In de zomer van 1965 is dit gebouwtje als prototype, voor een serie van vijftien verspreid over de gehele stad, geplaatst op de hoek van de Hendrik Staetslaan en de Jan Heijnslaan in Woensel. Ook de mogelijkheid om als bushalte gebruikt te kunnen worden was een serieus uitgangspunt, getuige het woord ‘BUS’ op meerdere ontwerpschetsen, meestal op de betonnen schijf. Ook op een schets van de informatie die op de schijf zou verschijnen staat een overzicht van denkbeeldige buslijnen. In 1990 is dit gebouwtje verplaatst naar het Stadhuisplein, tegenover het toenmalige Stadskantoor aan de Wal, waar ook de stadsbussen halteren. Toch nog een échte bushalte. Daar heeft het een aantal jaren gestaan, maar is het vanwege de verbouwing van het Stadhuisplein midden jaren negentig wederom verplaatst naar de huidige locatie honderd meter verderop, omdat de nieuw te maken fundering de ondergrondse infrastructuur te zwaar zou belasten. Inmiddels heeft het gebouwtje aan twintig exposities van even zo vele kunstenaars onderdak geboden.
Al vanaf de eerste keer dat ik dit gebouwtje zag, toen het nog op zijn oorspronkelijke plek stond voor de Judas Thaddeuskerk, ergens midden jaren tachtig, vond ik het bijzonder.

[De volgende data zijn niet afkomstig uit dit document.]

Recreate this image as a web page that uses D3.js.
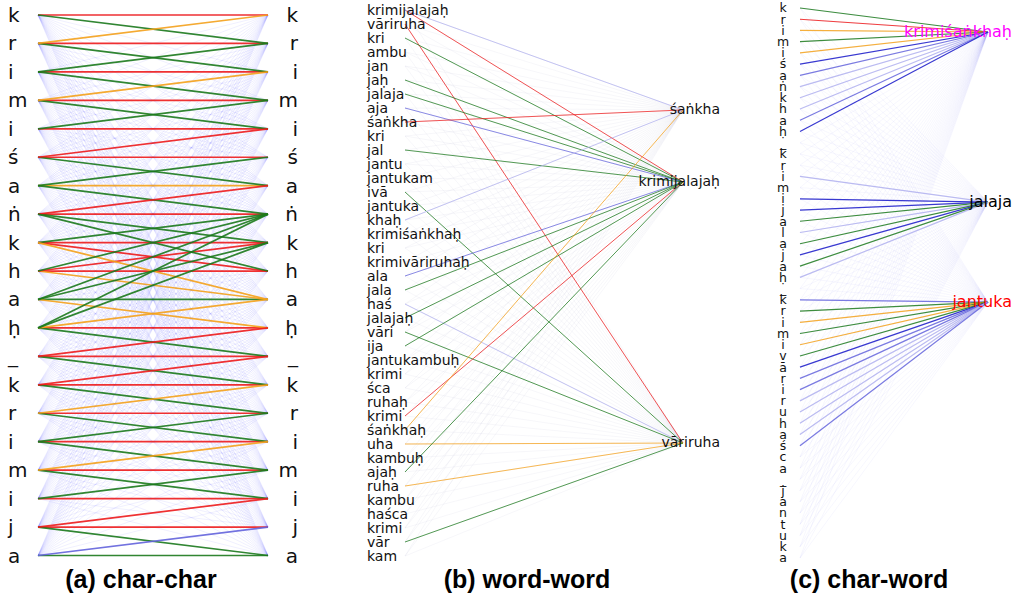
<!DOCTYPE html>
<html>
<head>
<meta charset="utf-8">
<script src="https://cdn.jsdelivr.net/npm/d3@7"></script>
<style>
  body { margin: 0; background: #fff; }
  text { font-family: "DejaVu Sans", sans-serif; }
  .title { font-family: "Liberation Sans", Arial, sans-serif; font-weight: bold; }
</style>
</head>
<body>
<svg id="chart" width="1016" height="599"></svg>
<script>
// (a) char-char: characters of the sentence, both sides
const charsA = ["k","r","i","m","i","ś","a","ṅ","k","h","a","ḥ","_","k","r","i","m","i","j","a"];
// strong links: [left row, right row, colour key]
const edgesA = [
  [0,0,"r"],[1,1,"r"],[2,2,"r"],[3,3,"r"],[4,4,"r"],[5,5,"r"],[6,6,"o"],[7,7,"r"],[8,8,"r"],[9,9,"r"],
  [10,10,"g"],[11,11,"r"],[12,12,"r"],[13,13,"r"],[14,14,"r"],[15,15,"r"],[16,16,"r"],[17,17,"r"],[18,18,"r"],[19,19,"g"],
  [0,1,"g"],[1,2,"g"],[2,3,"g"],[3,4,"g"],[5,6,"g"],[6,7,"g"],[7,8,"g"],[8,9,"r"],[9,10,"o"],[10,11,"o"],
  [11,12,"g"],[12,13,"g"],[13,14,"g"],[14,15,"g"],[15,16,"g"],[16,17,"g"],[18,19,"g"],
  [1,0,"o"],[2,1,"g"],[3,2,"o"],[4,3,"g"],[5,4,"r"],[6,5,"g"],[7,6,"r"],[8,7,"g"],[9,8,"r"],[11,10,"o"],
  [12,11,"r"],[13,12,"r"],[14,13,"o"],[15,14,"g"],[16,15,"o"],[17,16,"g"],[18,17,"r"],[19,18,"m"],
  [7,9,"g"],[8,10,"o"],[9,7,"g"],[10,7,"g"],[10,8,"g"],[11,7,"g"],[11,8,"g"]
];

// (b) word-word: candidate words and the three chosen words
const wordsB = ["krimijalajaḥ","vāriruha","kri","ambu","jan","jaḥ","jalaja","aja","śaṅkha","kri",
  "jal","jantu","jantukam","ivā","jantuka","khaḥ","krimiśaṅkhaḥ","kri","krimivāriruhaḥ","ala",
  "jala","haś","jalajaḥ","vāri","ija","jantukambuḥ","krimi","śca","ruhaḥ","krimi",
  "śaṅkhaḥ","uha","kambuḥ","ajaḥ","ruha","kambu","haśca","krimi","vār","kam"];
const targetsB = ["śaṅkha","krimijalajaḥ","vāriruha"];
const targetSlotB = [7.14, 12.29, 30.93];   // in units of the word list rows
const edgesB = [
  [0,1,"r"],[0,0,"l"],[1,2,"r"],[2,1,"g"],[5,1,"g"],[6,1,"g"],[7,1,"m"],[8,0,"r"],[10,1,"g"],
  [13,2,"g"],[15,0,"l"],[19,1,"m"],[20,1,"g"],[21,2,"l"],[22,1,"g"],[23,2,"g"],[24,1,"g"],
  [29,1,"r"],[30,0,"o"],[31,2,"o"],[33,1,"g"],[34,2,"o"],[38,2,"g"]
];

// (c) char-word
const charsC = ["k","r","i","m","i","ś","a","ṅ","k","h","a","ḥ","_",
  "k","r","i","m","i","j","a","l","a","j","a","ḥ","_",
  "k","r","i","m","i","v","ā","r","i","r","u","h","a","ś","c","a","_",
  "j","a","n","t","u","k","a"];
const targetsC = ["krimiśaṅkhaḥ","jalaja","jantuka"];
const targetColorC = ["#ff00ff","#000000","#ff0000"];
const targetSlotC = [2.14, 17.29, 26.2];
const edgesC = [
  [0,0,"g"],[1,0,"r"],[2,0,"o"],[3,0,"g"],[4,0,"o"],[5,0,"b"],[6,0,"m"],[7,0,"l"],[8,0,"l"],[9,0,"l"],[10,0,"m"],[11,0,"b"],
  [15,1,"l"],[17,1,"b"],[18,1,"b"],[19,1,"g"],[20,1,"l"],[21,1,"g"],[22,1,"b"],[23,1,"g"],[24,1,"l"],
  [26,2,"m"],[27,2,"g"],[28,2,"o"],[29,2,"g"],[30,2,"o"],[31,2,"g"],[32,2,"b"],[33,2,"m"],[34,2,"m"],
  [35,2,"l"],[36,2,"l"],[37,2,"l"],[38,2,"l"],[39,2,"m"]
];

const titles = ["(a) char-char", "(b) word-word", "(c) char-word"];

const colour = { r: "#ee1c1c", g: "#1c7a1c", o: "#f5a21b", b: "#1616c8", m: "#6464dc", l: "#b0b0ee" };

const svg = d3.select("#chart");

// ---------- (a) ----------
const gA = svg.append("g");
const yA = d3.scaleLinear().domain([0, charsA.length - 1]).range([15, 555.5]);
const xA = d3.scaleLinear().domain([0, 1]).range([38, 268]);

const allA = d3.cross(d3.range(charsA.length), d3.range(charsA.length));
gA.selectAll("line.bg").data(allA).join("line")
    .attr("x1", xA(0)).attr("x2", xA(1))
    .attr("y1", d => yA(d[0])).attr("y2", d => yA(d[1]))
    .attr("stroke", "#5a5aff").attr("stroke-opacity", 0.09).attr("stroke-width", 1);

gA.selectAll("line.fg").data(edgesA).join("line")
    .attr("x1", xA(0)).attr("x2", xA(1))
    .attr("y1", d => yA(d[0])).attr("y2", d => yA(d[1]))
    .attr("stroke", d => colour[d[2]]).attr("stroke-width", 1.7).attr("stroke-opacity", 0.9);

gA.selectAll("text.l").data(charsA).join("text")
    .attr("x", 8).attr("y", (d, i) => yA(i)).attr("dy", "0.35em")
    .attr("font-size", 20).attr("fill", "#111").text(d => d);
gA.selectAll("text.r").data(charsA).join("text")
    .attr("x", 298).attr("y", (d, i) => yA(i)).attr("dy", "0.35em")
    .attr("text-anchor", "end")
    .attr("font-size", 20).attr("fill", "#111").text(d => d);

// ---------- (b) ----------
const gB = svg.append("g");
const yB = d3.scaleLinear().domain([0, wordsB.length - 1]).range([10, 556]);
const xB = d3.scaleLinear().domain([0, 1]).range([405, 683]);

const allB = d3.cross(d3.range(wordsB.length), d3.range(targetsB.length));
gB.selectAll("line.bg").data(allB).join("line")
    .attr("x1", xB(0)).attr("x2", xB(1))
    .attr("y1", d => yB(d[0])).attr("y2", d => yB(targetSlotB[d[1]]))
    .attr("stroke", "#8888bb").attr("stroke-opacity", 0.07).attr("stroke-width", 1);

gB.selectAll("line.fg").data(edgesB).join("line")
    .attr("x1", xB(0)).attr("x2", xB(1))
    .attr("y1", d => yB(d[0])).attr("y2", d => yB(targetSlotB[d[1]]))
    .attr("stroke", d => colour[d[2]]).attr("stroke-width", 1).attr("stroke-opacity", 0.75);

gB.selectAll("text.w").data(wordsB).join("text")
    .attr("x", 367).attr("y", (d, i) => yB(i)).attr("dy", "0.35em")
    .attr("font-size", 14).attr("fill", "#111").text(d => d);
gB.selectAll("text.t").data(targetsB).join("text")
    .attr("x", 720).attr("y", (d, i) => yB(targetSlotB[i])).attr("dy", "0.3em")
    .attr("text-anchor", "end")
    .attr("font-size", 14).attr("fill", "#111").text(d => d);

// ---------- (c) ----------
const gC = svg.append("g");
const yC = d3.scaleLinear().domain([0, charsC.length - 1]).range([8, 558]);
const xC = d3.scaleLinear().domain([0, 1]).range([800, 988]);

const allC = d3.cross(d3.range(charsC.length), d3.range(targetsC.length));
gC.selectAll("line.bg").data(allC).join("line")
    .attr("x1", xC(0)).attr("x2", xC(1))
    .attr("y1", d => yC(d[0])).attr("y2", d => yC(targetSlotC[d[1]]))
    .attr("stroke", "#7070ee").attr("stroke-opacity", 0.06).attr("stroke-width", 1);

gC.selectAll("line.fg").data(edgesC).join("line")
    .attr("x1", xC(0)).attr("x2", xC(1))
    .attr("y1", d => yC(d[0])).attr("y2", d => yC(targetSlotC[d[1]]))
    .attr("stroke", d => colour[d[2]]).attr("stroke-width", 1.2).attr("stroke-opacity", 0.85);

gC.selectAll("text.c").data(charsC).join("text")
    .attr("x", 783).attr("y", (d, i) => yC(i)).attr("dy", "0.35em")
    .attr("text-anchor", "middle")
    .attr("font-size", 12.5).attr("fill", "#111").text(d => d);
gC.selectAll("text.t").data(targetsC).join("text")
    .attr("x", 1012).attr("y", (d, i) => yC(targetSlotC[i])).attr("dy", "0.3em")
    .attr("text-anchor", "end")
    .attr("font-size", 16).attr("fill", (d, i) => targetColorC[i]).text(d => d);

// ---------- titles ----------
svg.selectAll("text.title").data(titles).join("text")
    .attr("class", "title")
    .attr("x", (d, i) => [141, 527, 869][i]).attr("y", 588)
    .attr("text-anchor", "middle")
    .attr("font-size", 25).attr("fill", "#000").text(d => d);
</script>
</body>
</html>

Het riep bij mij naast nieuwsgierigheid ook een onbestemd gevoel op van een in onbruik geraakte, ja wat nou eigenlijk? Van een wachthuisje? Of was het een mislukte experimentele kiosk met die dicht geverfde glazen zuil en dat bekladde tegeltableau. Gek genoeg niet van een bushalte. Maar onmiskenbaar een bijzonder gebouwtje. Van een moderne architect. Abstracte ontwerpprincipes die deden denken aan het gedachtegoed van De Stijl-beweging. Orthogonaal. Primaire kleuren: rood en blauw, geen geel maar wel groen en natuurlijk zwart en wit. Abstract. Met een beetje verbeeldingskracht zelfs te herleiden tot één van de archetypen in de architectuur, die van de primitieve hut, maar dan wel de moderne versie.

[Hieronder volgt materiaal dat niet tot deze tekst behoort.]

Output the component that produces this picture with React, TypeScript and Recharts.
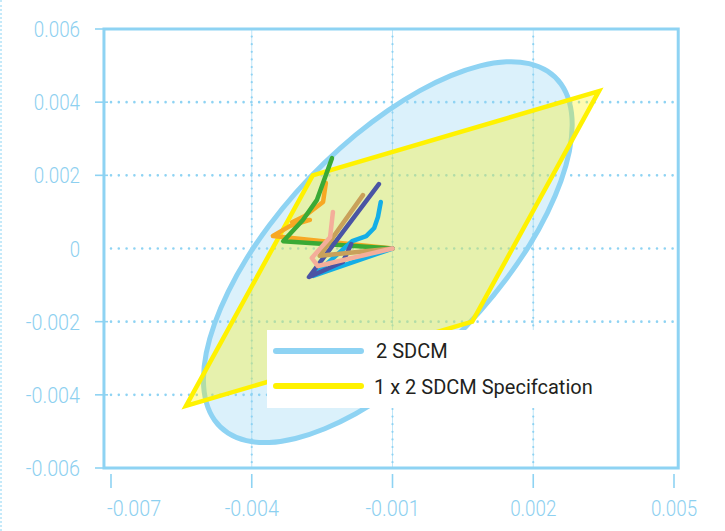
import { ScatterChart, Scatter, XAxis, YAxis, CartesianGrid, ReferenceArea } from 'recharts'

const BLUE = '#8ed3f3'
const YELLOW = '#fff200'
const TEXT_BLUE = '#8dd0f0'

const X_TICKS = [-0.007, -0.004, -0.001, 0.002, 0.005]
const Y_TICKS = [0.006, 0.004, 0.002, 0, -0.002, -0.004, -0.006]
const GRID_X = [-0.004, -0.001, 0.002]
const GRID_Y = [0.004, 0.002, 0, -0.002, -0.004]

// 2 SDCM ellipse outline
const SDCM_ELLIPSE = [
  [0.00285, 0.0034], [0.00279, 0.00402], [0.00261, 0.00452], [0.00232, 0.00487],
  [0.00193, 0.00508], [0.00144, 0.00513], [0.00088, 0.00502], [0.00025, 0.00475],
  [-0.00041, 0.00434], [-0.0011, 0.00379], [-0.00179, 0.00312], [-0.00245, 0.00236],
  [-0.00308, 0.00152], [-0.00364, 0.00063], [-0.00413, -0.00028], [-0.00452, -0.00119],
  [-0.00481, -0.00206], [-0.00499, -0.00287], [-0.00505, -0.0036], [-0.00499, -0.00422],
  [-0.00481, -0.00472], [-0.00452, -0.00507], [-0.00413, -0.00528], [-0.00364, -0.00533],
  [-0.00308, -0.00522], [-0.00245, -0.00495], [-0.00179, -0.00454], [-0.0011, -0.00399],
  [-0.00041, -0.00332], [0.00025, -0.00256], [0.00088, -0.00172], [0.00144, -0.00083],
  [0.00193, 0.00008], [0.00232, 0.00099], [0.00261, 0.00186], [0.00279, 0.00267],
]

// 1 x 2 SDCM specification quadrangle
const SPEC_AREA = [
  [-0.0027, 0.002], [0.0034, 0.0043], [0.0007, -0.002], [-0.0054, -0.0043],
]

const ORANGE_RUN = [
  [-0.00242, 0.00179], [-0.00248, 0.00127], [-0.00287, 0.00089], [-0.00314, 0.00072],
  [-0.00276, 0.00078], [-0.00318, 0.00062], [-0.00355, 0.00034], [-0.001, 0],
]
const GREEN_RUN = [
  [-0.00229, 0.00247], [-0.00261, 0.00133], [-0.00291, 0.00078], [-0.00333, 0.0002], [-0.001, 0],
]
const CYAN_RUN = [
  [-0.00125, 0.00127], [-0.00131, 0.00086], [-0.00139, 0.00056], [-0.00156, 0.00034],
  [-0.00186, 0.0002], [-0.00269, -0.00075], [-0.001, 0],
]
const INDIGO_RUN = [
  [-0.00129, 0.00176], [-0.00278, -0.00078], [-0.00206, -0.00037], [-0.00188, 0.00012],
]
const TAN_RUN = [
  [-0.00163, 0.00146], [-0.00255, -0.0002], [-0.001, 0],
]
const SALMON_RUN = [
  [-0.00227, 0.001], [-0.00233, 0.00031], [-0.00272, -0.00026], [-0.00259, -0.00048], [-0.001, 0],
]

const RUNS = [
  { name: 'orange', color: '#f7a823', pts: ORANGE_RUN },
  { name: 'green', color: '#3aaa35', pts: GREEN_RUN },
  { name: 'cyan', color: '#14aee6', pts: CYAN_RUN },
  { name: 'indigo', color: '#4a54a4', pts: INDIGO_RUN },
  { name: 'tan', color: '#c9a15a', pts: TAN_RUN },
  { name: 'salmon', color: '#f4ae9a', pts: SALMON_RUN },
]

const toPoints = (pairs: number[][]) => pairs.map(([x, y]) => ({ x, y }))

const fmt = (v: number) => (v === 0 ? '0' : v.toFixed(3))
const labelWidth = (s: string) =>
  [...s].reduce((w, c) => w + (c === '.' ? 5 : c === '-' ? 8 : 10.3), 0)

const noDot = () => <g />

const tickText = {
  fill: TEXT_BLUE,
  fontFamily: 'Roboto, sans-serif',
  fontSize: 22,
  fontWeight: 300,
}

function XTick({ x, y, payload, index }: any) {
  const label = fmt(payload.value)
  const first = index === 0
  return (
    <g>
      <line x1={x} x2={x} y1={y + 6} y2={y + 20} stroke={BLUE} strokeWidth={1.6} />
      <text
        x={first ? x - 4 : x}
        y={y + 48}
        textAnchor={first ? 'start' : 'middle'}
        textLength={labelWidth(label)}
        lengthAdjust="spacingAndGlyphs"
        {...tickText}
      >
        {label}
      </text>
    </g>
  )
}

function YTick({ x, y, payload }: any) {
  const label = fmt(payload.value)
  return (
    <g>
      {payload.value !== 0 && (
        <line x1={x - 16} x2={x - 3} y1={y} y2={y} stroke={BLUE} strokeWidth={1.6} />
      )}
      <text
        x={x - 31}
        y={y + 8}
        textAnchor="end"
        textLength={labelWidth(label)}
        lengthAdjust="spacingAndGlyphs"
        {...tickText}
      >
        {label}
      </text>
    </g>
  )
}

function ChartLegend() {
  return (
    <div
      style={{
        position: 'absolute',
        left: 267,
        top: 330,
        width: 409,
        height: 78,
        background: '#fff',
      }}
    >
      <svg width={409} height={78}>
        <line x1={9} x2={94} y1={21} y2={21} stroke={BLUE} strokeWidth={6} strokeLinecap="round" />
        <line x1={9} x2={94} y1={56} y2={56} stroke={YELLOW} strokeWidth={6} strokeLinecap="round" />
        <text x={109} y={28} fontFamily="Roboto, sans-serif" fontSize={20} fill="#231f20">
          2 SDCM
        </text>
        <text x={107} y={64} fontFamily="Roboto, sans-serif" fontSize={20} fill="#231f20">
          1 x 2 SDCM Specifcation
        </text>
      </svg>
    </div>
  )
}

export default function App() {
  return (
    <div
      style={{
        position: 'absolute',
        left: 0,
        top: 0,
        width: 725,
        height: 531,
        background: '#fff',
        overflow: 'hidden',
      }}
    >
      <div
        style={{
          position: 'absolute',
          left: 0,
          top: 0,
          height: 531,
          borderLeft: '2px dotted #c4e9f9',
        }}
      />
      <ScatterChart width={725} height={531} margin={{ top: 29, right: 51, bottom: 8, left: 11 }}>
        <CartesianGrid
          horizontal
          vertical={false}
          horizontalValues={GRID_Y}
          stroke={BLUE}
          strokeWidth={2.6}
          strokeDasharray="0 7.8"
          strokeLinecap="round"
        />
        <CartesianGrid
          horizontal={false}
          vertical
          verticalValues={GRID_X}
          stroke={BLUE}
          strokeWidth={2.2}
          strokeDasharray="0 7.6"
          strokeLinecap="round"
        />
        <CartesianGrid
          horizontal={false}
          vertical
          verticalValues={GRID_X}
          stroke={BLUE}
          strokeWidth={0.8}
          strokeOpacity={0.7}
        />
        <XAxis
          type="number"
          dataKey="x"
          domain={[-0.007, 0.005]}
          ticks={X_TICKS}
          interval={0}
          height={55}
          axisLine={false}
          tickLine={false}
          tickSize={0}
          tickMargin={0}
          tick={<XTick />}
        />
        <YAxis
          type="number"
          dataKey="y"
          domain={[-0.006, 0.006]}
          ticks={Y_TICKS}
          interval={0}
          width={100}
          axisLine={false}
          tickLine={false}
          tickSize={0}
          tickMargin={0}
          tick={<YTick />}
        />
        <Scatter
          name="2 SDCM"
          data={toPoints(SDCM_ELLIPSE)}
          line={{ stroke: BLUE, strokeWidth: 5, fill: BLUE, fillOpacity: 0.32 }}
          lineJointType="basisClosed"
          shape={noDot}
          isAnimationActive={false}
        />
        <Scatter
          name="1 x 2 SDCM Specifcation"
          data={toPoints(SPEC_AREA)}
          line={{ stroke: YELLOW, strokeWidth: 4.5, fill: YELLOW, fillOpacity: 0.31, strokeLinejoin: 'miter' }}
          lineJointType="linearClosed"
          shape={noDot}
          isAnimationActive={false}
        />
        {RUNS.map((r) => (
          <Scatter
            key={r.name}
            name={r.name}
            data={toPoints(r.pts)}
            line={{
              stroke: r.color,
              strokeWidth: 4.5,
              strokeLinecap: 'round',
              strokeLinejoin: 'round',
            }}
            lineJointType="linear"
            shape={noDot}
            isAnimationActive={false}
          />
        ))}
        <ReferenceArea
          x1={-0.00715}
          x2={0.00509}
          y1={-0.006}
          y2={0.006}
          ifOverflow="visible"
          fill="none"
          stroke={BLUE}
          strokeWidth={3}
        />
      </ScatterChart>
      <ChartLegend />
    </div>
  )
}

Het gebouwtje diende als bushalte en als informatiezuil. Tijdens het wachten op de bus kon de reiziger informatie lezen over wat er te doen was in de stad, maar ook wat de bouwplannen waren voor de woonwijk waarin het gebouwtje stond. En de stadsplattegrond verschafte informatie over waar je was in de stad. Althans, dat zou je verwachten, maar nog eens gekeken blijkt dat de plek van de bushalte niet op deze kleurrijke mozaïek terug is te vinden.

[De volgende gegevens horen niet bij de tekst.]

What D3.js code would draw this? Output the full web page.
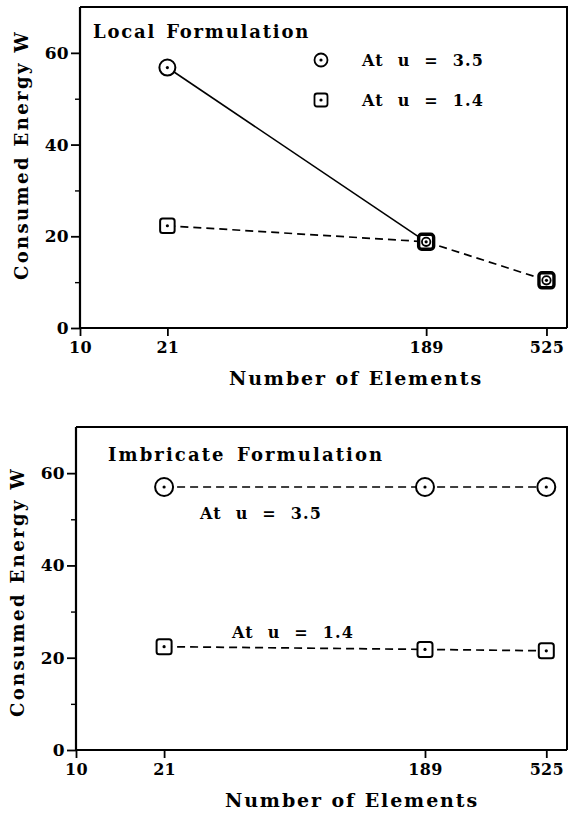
<!DOCTYPE html>
<html>
<head>
<meta charset="utf-8">
<script src="https://cdn.jsdelivr.net/npm/d3@7"></script>
<style>
  html, body { margin: 0; padding: 0; background: #fff; }
  svg text { font-family: "DejaVu Serif", serif; font-weight: bold; fill: #000; white-space: pre; }
</style>
</head>
<body>
<svg id="chart" width="569" height="814"></svg>
<script>
// ---- data ----
const elements = [21, 189, 525];
const xTickValues = [10, 21, 189, 525];
const yTickValues = [0, 20, 40, 60];
const yMinorTicks = [10, 30, 50];

// Local formulation
const localU35 = [56.8, 18.8, 10.4];
const localU14 = [22.3, 18.8, 10.4];
// Imbricate formulation
const imbU35 = [57, 57, 57];
const imbU14 = [22.4, 21.8, 21.5];

const labelU35 = "At u = 3.5";
const labelU14 = "At u = 1.4";
const yTitle = "Consumed Energy W";
const xTitle = "Number of Elements";

const svg = d3.select("#chart");

function styleText(sel, size, ls, ws) {
  sel.style("font-family", "DejaVu Serif").style("font-weight", "bold")
     .style("font-size", size + "px").style("letter-spacing", ls + "px")
     .style("word-spacing", (ws || 0) + "px");
}

function panel(cfg) {
  const g = svg.append("g");
  const x = d3.scaleLog().domain([10, 625]).range([cfg.left, cfg.right]);
  const y = d3.scaleLinear().domain([0, 70]).range([cfg.bottom, cfg.top]);

  // frame top & right
  g.append("path")
    .attr("d", `M${cfg.left},${cfg.top}H${cfg.right}V${cfg.bottom}`)
    .attr("fill", "none").attr("stroke", "#000").attr("stroke-width", 2);

  // y axis
  const ya = g.append("g").attr("transform", `translate(${cfg.left},0)`)
    .call(d3.axisLeft(y).tickValues(yTickValues).tickSize(9).tickPadding(2).tickFormat(d3.format("d")));
  ya.select(".domain").attr("stroke-width", 2.2).attr("d", `M0,${cfg.top}V${cfg.bottom}`);
  ya.selectAll(".tick line").attr("stroke-width", 1.8);
  ya.selectAll(".tick text").call(styleText, 17, 0.3);
  g.append("g").attr("transform", `translate(${cfg.left},0)`)
    .call(d3.axisLeft(y).tickValues(yMinorTicks).tickSize(5).tickFormat(""))
    .call(s => s.select(".domain").remove())
    .selectAll(".tick line").attr("stroke-width", 1.4);

  // x axis
  const xa = g.append("g").attr("transform", `translate(0,${cfg.bottom})`)
    .call(d3.axisBottom(x).tickValues(xTickValues).tickSize(8).tickPadding(6).tickFormat(d3.format("d")));
  xa.select(".domain").attr("stroke-width", 2.2).attr("d", `M${cfg.left},0H${cfg.right}`);
  xa.selectAll(".tick line").attr("stroke-width", 1.8);
  xa.selectAll(".tick text").call(styleText, 16, 0.3);

  // titles
  g.append("text").attr("x", cfg.xtx).attr("y", cfg.bottom + 57)
    .attr("text-anchor", "middle").call(styleText, 19, 1.9, 0).text(xTitle);
  g.append("text").attr("transform", `translate(${cfg.ytx},${cfg.yty}) rotate(-90)`)
    .attr("text-anchor", "middle").call(styleText, 18, 2.4, 0).text(yTitle);

  return { g, x, y };
}

const line = (x, y) => d3.line().x((d, i) => x(elements[i])).y(d => y(d));

function circleMark(g, cx, cy, r, sw) {
  g.append("circle").attr("cx", cx).attr("cy", cy).attr("r", r)
    .attr("fill", "#fff").attr("stroke", "#000").attr("stroke-width", sw);
  g.append("circle").attr("cx", cx).attr("cy", cy).attr("r", 1.6).attr("fill", "#000");
}
function squareMark(g, cx, cy, s, sw) {
  g.append("rect").attr("x", cx - s / 2).attr("y", cy - s / 2).attr("width", s).attr("height", s)
    .attr("rx", 2.5).attr("fill", "#fff").attr("stroke", "#000").attr("stroke-width", sw);
  g.append("circle").attr("cx", cx).attr("cy", cy).attr("r", 1.6).attr("fill", "#000");
}

// ---------- top panel: Local Formulation ----------
{
  const { g, x, y } = panel({ left: 80, right: 567, top: 7, bottom: 328, ytx: 28, yty: 155, xtx: 356 });
  // u=1.4 dashed
  g.append("path").datum(localU14).attr("d", line(x, y))
    .attr("fill", "none").attr("stroke", "#000").attr("stroke-width", 1.7).attr("stroke-dasharray", "8,5");
  // u=3.5 solid (21 -> 189)
  g.append("path").datum(localU35.slice(0, 2)).attr("d", line(x, y))
    .attr("fill", "none").attr("stroke", "#000").attr("stroke-width", 1.6);

  circleMark(g, x(elements[0]), y(localU35[0]), 8, 2);
  squareMark(g, x(elements[0]), y(localU14[0]), 14.5, 2);
  for (let i = 1; i < 3; i++) {
    const cx = x(elements[i]), cy = y(localU14[i]);
    g.append("rect").attr("x", cx - 7.5).attr("y", cy - 7.5).attr("width", 15).attr("height", 15)
      .attr("rx", 3).attr("fill", "#fff").attr("stroke", "#000").attr("stroke-width", 3.4);
    circleMark(g, cx, y(localU35[i]), 4.2, 1.8);
  }

  g.append("text").attr("x", 93).attr("y", 38).call(styleText, 18, 1.8, 2).text("Local Formulation");
  // legend
  circleMark(g, 321, 60, 6.5, 1.8);
  squareMark(g, 321, 100, 13, 1.8);
  g.append("text").attr("x", 362).attr("y", 66).call(styleText, 16, 1.2, 7).text(labelU35);
  g.append("text").attr("x", 362).attr("y", 106).call(styleText, 16, 1.2, 7).text(labelU14);
}

// ---------- bottom panel: Imbricate Formulation ----------
{
  const { g, x, y } = panel({ left: 76, right: 567, top: 427, bottom: 750, ytx: 24, yty: 592, xtx: 352 });
  g.append("path").datum(imbU35).attr("d", line(x, y))
    .attr("fill", "none").attr("stroke", "#000").attr("stroke-width", 1.7).attr("stroke-dasharray", "8,5");
  g.append("path").datum(imbU14).attr("d", line(x, y))
    .attr("fill", "none").attr("stroke", "#000").attr("stroke-width", 1.7).attr("stroke-dasharray", "8,5");
  imbU35.forEach((v, i) => circleMark(g, x(elements[i]), y(v), 9, 2));
  imbU14.forEach((v, i) => squareMark(g, x(elements[i]), y(v), 15, 2));

  g.append("text").attr("x", 108).attr("y", 461).call(styleText, 18, 2.1, 3).text("Imbricate Formulation");
  g.append("text").attr("x", 200).attr("y", 519).call(styleText, 16, 1.2, 7).text(labelU35);
  g.append("text").attr("x", 232).attr("y", 638).call(styleText, 16, 1.2, 7).text(labelU14);
}
</script>
</body>
</html>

De vraag is dan: wat zien we eigenlijk als we nog preciezer gaan kijken? Want dit mozaïek is niet zomaar een plattegrond van de stad zoals we die in allerlei formaten en uitvoeringen gewend zijn te zien, namelijk als een precieze weergave van haar structuur, ruimte en gebouwen. Nee, deze plattegrond verschijnt in een orthogonaal raster dat bestaat uit kleurrijke vierkante tegeltjes van 2 x 2 centimeter. Schaal 1:5000. Ongeveer. Daardoor is het eerder een abstracte versie geworden van een gewone plattegrond. Een groot deel van veel informatie van die gewone plattegrond verdwijnt min of meer in dit raster. Daar voor in de plaats verschijnt een evenwichtig lijnenspel van verticale en horizontale voegen met daarop de wegen in witte tegeltjes, de spoorlijn in gele, de parken in groene en het water in blauwe.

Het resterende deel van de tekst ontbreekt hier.